# Instructions for the task
Write out the data below in full. Keep it exact.
##### Listed records #####
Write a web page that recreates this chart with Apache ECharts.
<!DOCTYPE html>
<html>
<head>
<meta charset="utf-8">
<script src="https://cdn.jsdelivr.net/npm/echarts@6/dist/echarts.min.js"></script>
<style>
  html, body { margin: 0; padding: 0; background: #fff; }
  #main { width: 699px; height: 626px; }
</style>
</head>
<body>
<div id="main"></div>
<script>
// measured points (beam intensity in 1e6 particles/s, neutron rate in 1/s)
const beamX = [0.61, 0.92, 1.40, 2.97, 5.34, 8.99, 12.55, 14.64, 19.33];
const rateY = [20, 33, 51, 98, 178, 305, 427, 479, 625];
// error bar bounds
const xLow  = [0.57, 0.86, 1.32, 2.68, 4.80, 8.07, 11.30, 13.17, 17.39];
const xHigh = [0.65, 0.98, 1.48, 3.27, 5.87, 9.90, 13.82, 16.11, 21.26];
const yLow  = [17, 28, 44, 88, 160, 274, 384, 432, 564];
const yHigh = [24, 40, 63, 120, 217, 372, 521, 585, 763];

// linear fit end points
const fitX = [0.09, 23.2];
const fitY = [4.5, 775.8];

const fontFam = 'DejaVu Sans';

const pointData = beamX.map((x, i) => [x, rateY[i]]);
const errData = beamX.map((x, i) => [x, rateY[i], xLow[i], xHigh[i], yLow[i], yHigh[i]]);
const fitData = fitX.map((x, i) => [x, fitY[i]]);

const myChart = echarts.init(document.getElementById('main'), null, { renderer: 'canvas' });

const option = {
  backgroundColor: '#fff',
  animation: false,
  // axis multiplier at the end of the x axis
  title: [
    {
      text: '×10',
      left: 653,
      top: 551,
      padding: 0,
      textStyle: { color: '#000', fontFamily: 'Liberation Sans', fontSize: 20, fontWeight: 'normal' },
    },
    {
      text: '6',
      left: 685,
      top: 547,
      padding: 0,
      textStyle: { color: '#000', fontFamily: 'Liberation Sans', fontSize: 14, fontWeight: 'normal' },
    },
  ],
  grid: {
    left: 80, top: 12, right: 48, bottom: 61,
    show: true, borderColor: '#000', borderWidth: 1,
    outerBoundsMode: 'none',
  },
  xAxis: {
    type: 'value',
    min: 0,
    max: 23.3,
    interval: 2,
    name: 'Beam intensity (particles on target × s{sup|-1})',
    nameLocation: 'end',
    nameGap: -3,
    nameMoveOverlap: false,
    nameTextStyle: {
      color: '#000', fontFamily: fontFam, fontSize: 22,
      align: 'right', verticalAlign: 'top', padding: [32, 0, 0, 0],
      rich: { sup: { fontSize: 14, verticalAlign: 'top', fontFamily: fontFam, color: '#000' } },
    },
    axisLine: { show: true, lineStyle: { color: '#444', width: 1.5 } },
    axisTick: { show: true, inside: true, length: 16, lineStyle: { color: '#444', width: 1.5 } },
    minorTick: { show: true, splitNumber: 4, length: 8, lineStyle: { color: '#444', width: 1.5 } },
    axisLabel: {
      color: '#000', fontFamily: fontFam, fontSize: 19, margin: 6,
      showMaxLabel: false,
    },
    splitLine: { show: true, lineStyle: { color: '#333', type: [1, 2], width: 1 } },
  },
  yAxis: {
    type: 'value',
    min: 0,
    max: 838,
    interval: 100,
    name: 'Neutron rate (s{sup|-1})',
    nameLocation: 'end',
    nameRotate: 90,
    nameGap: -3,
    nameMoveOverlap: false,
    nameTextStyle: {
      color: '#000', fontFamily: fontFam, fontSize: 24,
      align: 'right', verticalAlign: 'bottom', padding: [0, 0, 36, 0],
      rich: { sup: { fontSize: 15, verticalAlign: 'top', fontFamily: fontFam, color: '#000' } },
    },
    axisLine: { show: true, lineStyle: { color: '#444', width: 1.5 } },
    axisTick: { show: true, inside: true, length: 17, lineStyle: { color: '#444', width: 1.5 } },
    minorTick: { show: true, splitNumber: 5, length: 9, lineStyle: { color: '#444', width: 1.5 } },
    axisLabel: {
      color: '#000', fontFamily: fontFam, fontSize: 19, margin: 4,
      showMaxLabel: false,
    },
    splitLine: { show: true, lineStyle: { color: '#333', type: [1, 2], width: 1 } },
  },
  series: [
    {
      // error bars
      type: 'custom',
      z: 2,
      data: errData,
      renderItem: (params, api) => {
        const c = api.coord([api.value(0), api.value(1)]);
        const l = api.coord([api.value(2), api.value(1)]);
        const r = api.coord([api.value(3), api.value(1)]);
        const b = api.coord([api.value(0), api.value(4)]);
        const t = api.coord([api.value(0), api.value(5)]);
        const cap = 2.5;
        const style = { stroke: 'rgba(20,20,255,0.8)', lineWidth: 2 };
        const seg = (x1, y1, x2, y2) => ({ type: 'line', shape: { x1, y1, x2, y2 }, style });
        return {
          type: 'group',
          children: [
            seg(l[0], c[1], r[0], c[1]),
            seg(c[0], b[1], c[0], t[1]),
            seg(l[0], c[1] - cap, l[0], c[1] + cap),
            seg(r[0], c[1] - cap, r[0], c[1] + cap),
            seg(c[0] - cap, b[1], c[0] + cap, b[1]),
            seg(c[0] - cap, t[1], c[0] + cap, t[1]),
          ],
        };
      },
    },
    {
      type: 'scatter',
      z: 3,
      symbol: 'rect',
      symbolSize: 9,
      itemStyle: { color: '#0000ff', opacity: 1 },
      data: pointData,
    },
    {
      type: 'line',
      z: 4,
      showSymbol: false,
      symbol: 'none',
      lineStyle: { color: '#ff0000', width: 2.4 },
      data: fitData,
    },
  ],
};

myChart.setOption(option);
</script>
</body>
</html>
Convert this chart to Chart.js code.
#####
# Solution below
Write a web page that recreates this chart with Apache ECharts.
<!DOCTYPE html>
<html>
<head>
<meta charset="utf-8">
<script src="https://cdn.jsdelivr.net/npm/echarts@6/dist/echarts.min.js"></script>
<style>
  html, body { margin: 0; padding: 0; background: #fff; }
  #main { width: 699px; height: 626px; }
</style>
</head>
<body>
<div id="main"></div>
<script>
// measured points (beam intensity in 1e6 particles/s, neutron rate in 1/s)
const beamX = [0.61, 0.92, 1.40, 2.97, 5.34, 8.99, 12.55, 14.64, 19.33];
const rateY = [20, 33, 51, 98, 178, 305, 427, 479, 625];
// error bar bounds
const xLow  = [0.57, 0.86, 1.32, 2.68, 4.80, 8.07, 11.30, 13.17, 17.39];
const xHigh = [0.65, 0.98, 1.48, 3.27, 5.87, 9.90, 13.82, 16.11, 21.26];
const yLow  = [17, 28, 44, 88, 160, 274, 384, 432, 564];
const yHigh = [24, 40, 63, 120, 217, 372, 521, 585, 763];

// linear fit end points
const fitX = [0.09, 23.2];
const fitY = [4.5, 775.8];

const fontFam = 'DejaVu Sans';

const pointData = beamX.map((x, i) => [x, rateY[i]]);
const errData = beamX.map((x, i) => [x, rateY[i], xLow[i], xHigh[i], yLow[i], yHigh[i]]);
const fitData = fitX.map((x, i) => [x, fitY[i]]);

const myChart = echarts.init(document.getElementById('main'), null, { renderer: 'canvas' });

const option = {
  backgroundColor: '#fff',
  animation: false,
  // axis multiplier at the end of the x axis
  title: [
    {
      text: '×10',
      left: 653,
      top: 551,
      padding: 0,
      textStyle: { color: '#000', fontFamily: 'Liberation Sans', fontSize: 20, fontWeight: 'normal' },
    },
    {
      text: '6',
      left: 685,
      top: 547,
      padding: 0,
      textStyle: { color: '#000', fontFamily: 'Liberation Sans', fontSize: 14, fontWeight: 'normal' },
    },
  ],
  grid: {
    left: 80, top: 12, right: 48, bottom: 61,
    show: true, borderColor: '#000', borderWidth: 1,
    outerBoundsMode: 'none',
  },
  xAxis: {
    type: 'value',
    min: 0,
    max: 23.3,
    interval: 2,
    name: 'Beam intensity (particles on target × s{sup|-1})',
    nameLocation: 'end',
    nameGap: -3,
    nameMoveOverlap: false,
    nameTextStyle: {
      color: '#000', fontFamily: fontFam, fontSize: 22,
      align: 'right', verticalAlign: 'top', padding: [32, 0, 0, 0],
      rich: { sup: { fontSize: 14, verticalAlign: 'top', fontFamily: fontFam, color: '#000' } },
    },
    axisLine: { show: true, lineStyle: { color: '#444', width: 1.5 } },
    axisTick: { show: true, inside: true, length: 16, lineStyle: { color: '#444', width: 1.5 } },
    minorTick: { show: true, splitNumber: 4, length: 8, lineStyle: { color: '#444', width: 1.5 } },
    axisLabel: {
      color: '#000', fontFamily: fontFam, fontSize: 19, margin: 6,
      showMaxLabel: false,
    },
    splitLine: { show: true, lineStyle: { color: '#333', type: [1, 2], width: 1 } },
  },
  yAxis: {
    type: 'value',
    min: 0,
    max: 838,
    interval: 100,
    name: 'Neutron rate (s{sup|-1})',
    nameLocation: 'end',
    nameRotate: 90,
    nameGap: -3,
    nameMoveOverlap: false,
    nameTextStyle: {
      color: '#000', fontFamily: fontFam, fontSize: 24,
      align: 'right', verticalAlign: 'bottom', padding: [0, 0, 36, 0],
      rich: { sup: { fontSize: 15, verticalAlign: 'top', fontFamily: fontFam, color: '#000' } },
    },
    axisLine: { show: true, lineStyle: { color: '#444', width: 1.5 } },
    axisTick: { show: true, inside: true, length: 17, lineStyle: { color: '#444', width: 1.5 } },
    minorTick: { show: true, splitNumber: 5, length: 9, lineStyle: { color: '#444', width: 1.5 } },
    axisLabel: {
      color: '#000', fontFamily: fontFam, fontSize: 19, margin: 4,
      showMaxLabel: false,
    },
    splitLine: { show: true, lineStyle: { color: '#333', type: [1, 2], width: 1 } },
  },
  series: [
    {
      // error bars
      type: 'custom',
      z: 2,
      data: errData,
      renderItem: (params, api) => {
        const c = api.coord([api.value(0), api.value(1)]);
        const l = api.coord([api.value(2), api.value(1)]);
        const r = api.coord([api.value(3), api.value(1)]);
        const b = api.coord([api.value(0), api.value(4)]);
        const t = api.coord([api.value(0), api.value(5)]);
        const cap = 2.5;
        const style = { stroke: 'rgba(20,20,255,0.8)', lineWidth: 2 };
        const seg = (x1, y1, x2, y2) => ({ type: 'line', shape: { x1, y1, x2, y2 }, style });
        return {
          type: 'group',
          children: [
            seg(l[0], c[1], r[0], c[1]),
            seg(c[0], b[1], c[0], t[1]),
            seg(l[0], c[1] - cap, l[0], c[1] + cap),
            seg(r[0], c[1] - cap, r[0], c[1] + cap),
            seg(c[0] - cap, b[1], c[0] + cap, b[1]),
            seg(c[0] - cap, t[1], c[0] + cap, t[1]),
          ],
        };
      },
    },
    {
      type: 'scatter',
      z: 3,
      symbol: 'rect',
      symbolSize: 9,
      itemStyle: { color: '#0000ff', opacity: 1 },
      data: pointData,
    },
    {
      type: 'line',
      z: 4,
      showSymbol: false,
      symbol: 'none',
      lineStyle: { color: '#ff0000', width: 2.4 },
      data: fitData,
    },
  ],
};

myChart.setOption(option);
</script>
</body>
</html>
Convert this chart to Chart.js code.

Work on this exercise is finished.